DG: Yes. I'd love... tell me about school.

ES: I think when I was in first grade we were, I was kind of having kind of difficulty as far as my accent, you know, the teacher used to try to correct us on some of the words. But I would think that my feeling would have been hurt when they kept correcting us, but I never had that feeling, I don't know why. I guess the teacher was... did it in a way that she didn't make us feel like we were lower than the rest of the students. And I remember when we were misbehave, the teacher used to tap us with a ruler on our, on our hand. And the classmates, we really enjoyed our classmates. They were all very friendly, and I don't know, somehow we didn't have as many things as they had, like nice clothes and things like that, but I don't know, we just never felt like we were put down. They were just very good to us that way. And I enjoyed going to school because I didn't enjoy working on the farm. [Laughs] And then when school vacation come, we used, we could hardly wait to get back to school again because that was kind of our pleasant outlet of not having to work. And in the summers, we had to all get out there, pick berries from very early in the morning. And I didn't do that much picking because I used to come home and kind of help my sister do some of the cooking and things like that. But somehow during those years, I, I never had the feeling I had to complain. I don't know why, I would think that at that age if I didn't have anything I would complain. But, I guess it just never was in us to... we just accepted what we had and just made do with everything, with the things that we already had. And I used to envy some of the kids at school with their nice clothes and everything. But it's, it's something I just kept to myself and just accepted that fact.
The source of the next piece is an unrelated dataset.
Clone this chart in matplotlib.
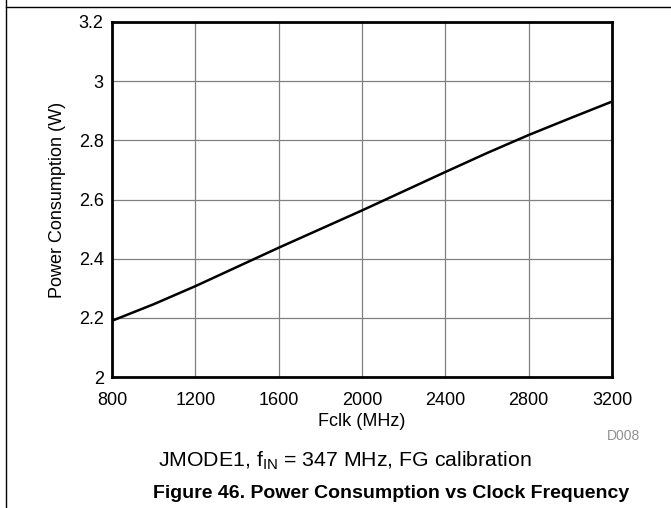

DG: Did you have Caucasian friends that you played with?

ES: Oh, yeah. My neighbors were all Caucasian. Because we were on -- on that part of the island, I think we were, there wasn't too many. Most of them were located on the other parts of the island so we never got together. The only time we used to get together was after the harvest season. We used to have a big picnic. Bainbridge, they call it Bainbridge Picnic, and we all gathered and made a feast and had a big day of it. But... and then we used to have these Japanese movies at the, this hall in Winslow. It's not there, it's not there anymore, but I really don't know where they got the Japanese film, but my parents used to take us all to this Japanese film. But it's always, the kind were very sad and you cried because they were dying and things like that. But I don't know, we just... we went and I don't think we understood a lot of it 'cause it was in Japanese. But we used to be running around there in the dark. [Laughs] The kids used to be playing while our parents are watching.